Most assuredly, I say to you, he who believes in Me, the works that I do he will do also; and greater works than these he will do, because I go to My Father. And whatever you ask in My name, that I will do, that the Father may be glorified in the Son. If you ask anything in My name, I will do it.

If you love Me, keep My commandments. And I will pray the Father, and He will give you another Helper, that He may abide with you forever— the Spirit of truth..."

 

Whatever you ask in my name I will do...

This scripture has challenged me for years. Jesus does not leave much room in His choice of words. He doesn't say "somethings", or "maybe", or "I'll think about it". He  uses "whatever you ask"

I lose sleep wondering just how this can work:- how does God handle conflicting interests in prayer? Farmers pray for rain while their children pray for sunshine. What is God to do? Make it rain at night perhaps?  
One way I have approached this is to think perhaps God only answers the prayers that are aligned with His will - He only does what He was going to do anyway. But that reduces prayer to an illusion that God is listening and responding. 

In this passage of scripture some very significant dynamics are playing out which must be understood....

Jesus is not talking to everyone. This promise is not given to everyone.

In the previous chapter Jesus washes the feet of all His disciples, and gives them the command to love one another.
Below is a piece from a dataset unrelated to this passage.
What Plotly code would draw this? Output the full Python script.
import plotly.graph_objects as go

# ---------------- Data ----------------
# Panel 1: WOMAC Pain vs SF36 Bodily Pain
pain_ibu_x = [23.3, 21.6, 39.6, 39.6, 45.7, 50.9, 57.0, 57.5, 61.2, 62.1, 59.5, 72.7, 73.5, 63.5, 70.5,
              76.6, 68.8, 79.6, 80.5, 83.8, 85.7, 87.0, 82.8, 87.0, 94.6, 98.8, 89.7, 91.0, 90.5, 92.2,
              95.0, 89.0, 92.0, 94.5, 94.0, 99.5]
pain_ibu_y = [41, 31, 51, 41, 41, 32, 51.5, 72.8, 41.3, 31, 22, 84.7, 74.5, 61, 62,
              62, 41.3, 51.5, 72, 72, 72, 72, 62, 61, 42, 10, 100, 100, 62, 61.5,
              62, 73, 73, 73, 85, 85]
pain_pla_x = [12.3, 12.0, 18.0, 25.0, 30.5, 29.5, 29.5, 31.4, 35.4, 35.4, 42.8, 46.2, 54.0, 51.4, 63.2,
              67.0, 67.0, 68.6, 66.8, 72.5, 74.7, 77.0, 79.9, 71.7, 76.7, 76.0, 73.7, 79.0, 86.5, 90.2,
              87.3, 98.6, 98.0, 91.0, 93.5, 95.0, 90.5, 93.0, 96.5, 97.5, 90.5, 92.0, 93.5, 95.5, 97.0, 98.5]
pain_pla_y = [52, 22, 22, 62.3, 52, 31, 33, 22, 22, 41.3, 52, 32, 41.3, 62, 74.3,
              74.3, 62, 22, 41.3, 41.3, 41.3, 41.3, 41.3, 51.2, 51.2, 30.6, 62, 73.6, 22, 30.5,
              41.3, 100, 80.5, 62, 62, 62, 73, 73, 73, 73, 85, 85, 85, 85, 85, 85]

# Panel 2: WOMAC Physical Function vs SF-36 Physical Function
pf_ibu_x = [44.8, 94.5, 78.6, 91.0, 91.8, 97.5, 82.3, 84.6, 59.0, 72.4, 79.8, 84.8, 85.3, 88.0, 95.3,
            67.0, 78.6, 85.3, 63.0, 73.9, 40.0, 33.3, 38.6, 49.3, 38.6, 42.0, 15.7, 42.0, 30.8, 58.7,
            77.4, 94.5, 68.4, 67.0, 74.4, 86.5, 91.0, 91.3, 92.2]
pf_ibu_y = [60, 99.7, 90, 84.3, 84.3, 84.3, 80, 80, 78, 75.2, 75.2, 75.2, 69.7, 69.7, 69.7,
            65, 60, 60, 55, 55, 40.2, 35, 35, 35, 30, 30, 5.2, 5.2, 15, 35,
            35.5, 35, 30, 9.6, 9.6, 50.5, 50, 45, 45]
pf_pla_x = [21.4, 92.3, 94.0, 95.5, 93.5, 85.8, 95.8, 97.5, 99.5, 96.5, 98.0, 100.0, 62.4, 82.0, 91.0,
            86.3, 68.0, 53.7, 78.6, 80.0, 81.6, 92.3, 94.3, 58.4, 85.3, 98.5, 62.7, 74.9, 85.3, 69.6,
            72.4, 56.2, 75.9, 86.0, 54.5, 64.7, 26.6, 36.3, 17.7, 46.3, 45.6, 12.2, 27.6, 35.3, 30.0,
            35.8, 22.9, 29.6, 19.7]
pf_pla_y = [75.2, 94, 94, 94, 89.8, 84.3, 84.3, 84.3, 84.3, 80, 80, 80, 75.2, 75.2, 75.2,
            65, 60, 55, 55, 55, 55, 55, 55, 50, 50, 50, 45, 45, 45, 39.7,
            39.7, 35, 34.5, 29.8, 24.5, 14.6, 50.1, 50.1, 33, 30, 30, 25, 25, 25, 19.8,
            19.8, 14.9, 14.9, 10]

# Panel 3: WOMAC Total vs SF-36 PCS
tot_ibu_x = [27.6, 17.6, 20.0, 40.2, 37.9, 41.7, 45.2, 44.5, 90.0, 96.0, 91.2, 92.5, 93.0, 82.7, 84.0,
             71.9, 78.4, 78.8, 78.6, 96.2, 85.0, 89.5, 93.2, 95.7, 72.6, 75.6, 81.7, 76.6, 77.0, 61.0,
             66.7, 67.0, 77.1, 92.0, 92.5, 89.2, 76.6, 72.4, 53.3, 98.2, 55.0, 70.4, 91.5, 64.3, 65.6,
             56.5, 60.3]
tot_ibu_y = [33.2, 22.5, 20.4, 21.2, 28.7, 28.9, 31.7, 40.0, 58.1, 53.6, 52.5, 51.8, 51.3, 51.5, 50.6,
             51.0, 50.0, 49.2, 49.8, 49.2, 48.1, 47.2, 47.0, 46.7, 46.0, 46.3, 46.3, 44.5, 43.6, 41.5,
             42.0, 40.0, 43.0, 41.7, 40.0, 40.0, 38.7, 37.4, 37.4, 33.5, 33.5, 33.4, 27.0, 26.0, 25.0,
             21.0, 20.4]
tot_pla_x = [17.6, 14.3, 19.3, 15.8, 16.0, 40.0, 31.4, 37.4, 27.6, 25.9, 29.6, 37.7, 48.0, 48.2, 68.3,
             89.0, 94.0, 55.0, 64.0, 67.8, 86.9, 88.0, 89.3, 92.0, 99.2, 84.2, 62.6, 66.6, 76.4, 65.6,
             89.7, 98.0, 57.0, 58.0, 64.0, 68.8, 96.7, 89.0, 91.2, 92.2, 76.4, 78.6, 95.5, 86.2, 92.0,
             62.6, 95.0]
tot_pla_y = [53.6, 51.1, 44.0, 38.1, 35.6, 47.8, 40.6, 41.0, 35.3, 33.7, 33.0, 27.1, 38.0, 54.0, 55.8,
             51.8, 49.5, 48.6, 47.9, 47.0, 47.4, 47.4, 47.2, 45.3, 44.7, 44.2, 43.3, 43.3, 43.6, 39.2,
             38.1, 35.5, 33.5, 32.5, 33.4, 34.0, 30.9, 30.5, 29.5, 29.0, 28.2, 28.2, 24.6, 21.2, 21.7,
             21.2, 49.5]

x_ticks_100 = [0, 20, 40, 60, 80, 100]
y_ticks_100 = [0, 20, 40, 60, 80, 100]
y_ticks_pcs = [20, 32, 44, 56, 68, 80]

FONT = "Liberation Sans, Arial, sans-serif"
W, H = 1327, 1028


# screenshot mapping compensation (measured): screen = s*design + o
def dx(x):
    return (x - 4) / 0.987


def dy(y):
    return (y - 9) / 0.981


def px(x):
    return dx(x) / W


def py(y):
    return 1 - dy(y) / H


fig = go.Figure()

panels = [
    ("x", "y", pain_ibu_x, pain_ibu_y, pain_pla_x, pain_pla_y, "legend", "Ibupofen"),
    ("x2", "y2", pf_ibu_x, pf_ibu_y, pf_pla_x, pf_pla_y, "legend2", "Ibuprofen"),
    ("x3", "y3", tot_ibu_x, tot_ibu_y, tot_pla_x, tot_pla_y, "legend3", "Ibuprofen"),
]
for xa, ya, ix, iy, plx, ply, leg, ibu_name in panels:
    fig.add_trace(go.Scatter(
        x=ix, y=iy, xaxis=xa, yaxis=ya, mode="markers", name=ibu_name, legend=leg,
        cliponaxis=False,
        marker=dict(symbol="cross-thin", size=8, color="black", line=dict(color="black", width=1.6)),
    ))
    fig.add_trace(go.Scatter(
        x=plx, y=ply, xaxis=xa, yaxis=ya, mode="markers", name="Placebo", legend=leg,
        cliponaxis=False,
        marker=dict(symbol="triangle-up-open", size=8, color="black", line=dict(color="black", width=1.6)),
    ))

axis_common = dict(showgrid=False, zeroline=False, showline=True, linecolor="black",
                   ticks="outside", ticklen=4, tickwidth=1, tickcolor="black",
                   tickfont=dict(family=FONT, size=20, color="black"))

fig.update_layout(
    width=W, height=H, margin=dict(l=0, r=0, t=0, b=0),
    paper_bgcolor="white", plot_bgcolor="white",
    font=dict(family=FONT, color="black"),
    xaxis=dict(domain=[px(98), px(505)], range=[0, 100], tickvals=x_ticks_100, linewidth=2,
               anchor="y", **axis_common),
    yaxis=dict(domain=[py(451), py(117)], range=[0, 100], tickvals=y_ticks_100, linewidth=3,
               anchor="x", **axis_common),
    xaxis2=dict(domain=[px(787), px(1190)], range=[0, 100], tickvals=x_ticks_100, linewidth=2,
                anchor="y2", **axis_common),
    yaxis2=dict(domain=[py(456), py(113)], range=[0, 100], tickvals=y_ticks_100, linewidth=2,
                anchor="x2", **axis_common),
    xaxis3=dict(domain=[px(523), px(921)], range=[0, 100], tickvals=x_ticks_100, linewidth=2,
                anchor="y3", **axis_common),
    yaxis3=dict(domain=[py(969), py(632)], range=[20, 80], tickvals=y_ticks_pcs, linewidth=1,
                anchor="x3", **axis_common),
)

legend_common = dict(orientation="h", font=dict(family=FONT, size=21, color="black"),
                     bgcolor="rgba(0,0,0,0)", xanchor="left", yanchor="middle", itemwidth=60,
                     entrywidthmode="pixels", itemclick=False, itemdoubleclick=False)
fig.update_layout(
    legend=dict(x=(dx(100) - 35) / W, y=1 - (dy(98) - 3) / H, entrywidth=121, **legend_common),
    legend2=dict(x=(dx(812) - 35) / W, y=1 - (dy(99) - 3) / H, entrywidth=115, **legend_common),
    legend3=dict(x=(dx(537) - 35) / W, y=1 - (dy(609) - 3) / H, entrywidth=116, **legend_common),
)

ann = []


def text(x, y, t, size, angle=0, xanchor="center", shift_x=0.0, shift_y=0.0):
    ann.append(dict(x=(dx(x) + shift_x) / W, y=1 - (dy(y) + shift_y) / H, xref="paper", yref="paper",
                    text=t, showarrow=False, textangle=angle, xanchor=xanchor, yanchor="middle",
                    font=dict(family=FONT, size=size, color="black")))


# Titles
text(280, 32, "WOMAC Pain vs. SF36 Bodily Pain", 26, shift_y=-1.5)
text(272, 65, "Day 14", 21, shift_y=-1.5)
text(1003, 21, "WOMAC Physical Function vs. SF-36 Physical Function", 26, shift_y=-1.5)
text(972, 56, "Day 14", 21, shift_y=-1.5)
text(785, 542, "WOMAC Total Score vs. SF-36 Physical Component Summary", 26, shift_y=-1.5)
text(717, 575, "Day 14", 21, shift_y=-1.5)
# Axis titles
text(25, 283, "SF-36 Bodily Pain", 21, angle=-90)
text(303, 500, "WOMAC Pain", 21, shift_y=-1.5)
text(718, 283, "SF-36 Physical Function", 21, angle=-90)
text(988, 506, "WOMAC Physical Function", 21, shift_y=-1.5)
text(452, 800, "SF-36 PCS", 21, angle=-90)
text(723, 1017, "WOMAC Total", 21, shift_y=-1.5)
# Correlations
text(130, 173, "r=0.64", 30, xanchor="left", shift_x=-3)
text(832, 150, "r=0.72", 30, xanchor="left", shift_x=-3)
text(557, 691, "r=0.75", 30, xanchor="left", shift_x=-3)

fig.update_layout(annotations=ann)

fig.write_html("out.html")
In the next chapter one of His disciples are missing. Judas is nowhere to be seen, he doesn't receive this promise.

Between the foot washing and the command to love Judas excuses himself from the table, he has more important business to attend to. But he stays to have Jesus wash his feet, and honor him with bread dipped in sop. He stays for that. 

I cannot help but notice the parallel between Satan's first temptation of Jesus to satisfy his craving with bread and Judas actions here. Judas receives from Jesus honor, but when that stops he's gone. He's only there for the bread, not the love each other nonsense. There to receive from Jesus and when that doesn't deliver he'll cash Jesus in for bread of another kind. 

No, Jesus is not talking to Judas when He says "whatever you ask in My name I will do"
Who is Jesus talking to, who does that promise apply to?

To those who are captivated by the call to love.

You see the call to power and the call to love are the same call. Love is power.
Love demands of us to go seek the lost, to heal the broken, to spend our lives in the service of Christ, and unlocks the resources of heaven to do so.

Are our prayers powerless? Let check our hearts and motivation and have the courage to ask ourselves "why am I really here?"